The strained relations between Mr Brooks and the Lawrence family surfaced on Tuesday night, just a week before Sir William Macpherson of Cluny is due to make public his report into the police handling of the affair.

They were all at a meeting following a performance at a London theatre of Richard Norton Taylor's The Colour of Justice, a drama based on the Lawrence inquiry.

Mr Brooks, 24, clashed with Stephen's father, Neville, and Mr Mansfield over their endorsement of a film about the Lawrence inquiry which is due to be shown on ITV today.

He reportedly criticised the fact that Mr Mansfield's wife, Yvette Vanson, co-produced the two-hour "factual dramatisation" entitled The Murder of Stephen Lawrence. He said he felt "very bitter".

Mr Brooks also attacked the family for failing to lend their support to a Movement for Justice march last Saturday, when more than 1,000 people walked from Brixton to Downing Street to demand government action over racist crime.

Mr Lawrence said: "I have never dictated to people what demonstration they should be on or events they should support. I have only ever advised people to support the things we are doing."

Mr Lawrence also expressed his support for the film, The Murder of Stephen Lawrence.

He said: "I was naturally concerned about having a film about our lives and about the murder of our son. But I think the film succeeds far better than I could ever have believed."

Stephen's mother, Doreen, said: "I hope that this film will in some way begin to show people what the last six years has been like for my family and I, and how, but for racism and shocking incompetence, it could all have been so easily avoided."

Mr Brooks, who was with Stephen when he was murdered, feels he has been ignored by the Lawrence family. Earlier this year, he said that he blamed himself for Stephen's death.
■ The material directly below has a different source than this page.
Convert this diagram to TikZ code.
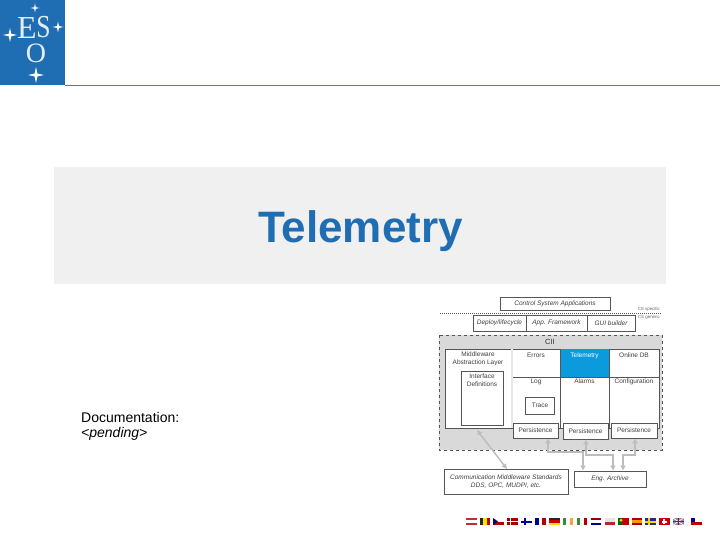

He said he regretted not forcing him to go a different route home after they both went to Stephen's uncle's home.

At the private prosecution brought by the Lawrence family, Mr Brooks's identification evidence was ruled inadmissible by the judge, leading to the collapse of the case in 1996. He has suffered post-traumatic stress disorder and was too upset to give evidence at the public inquiry.

Mr Brooks's solicitor, Jane Deighton, said last night that he would not comment on the new campaign.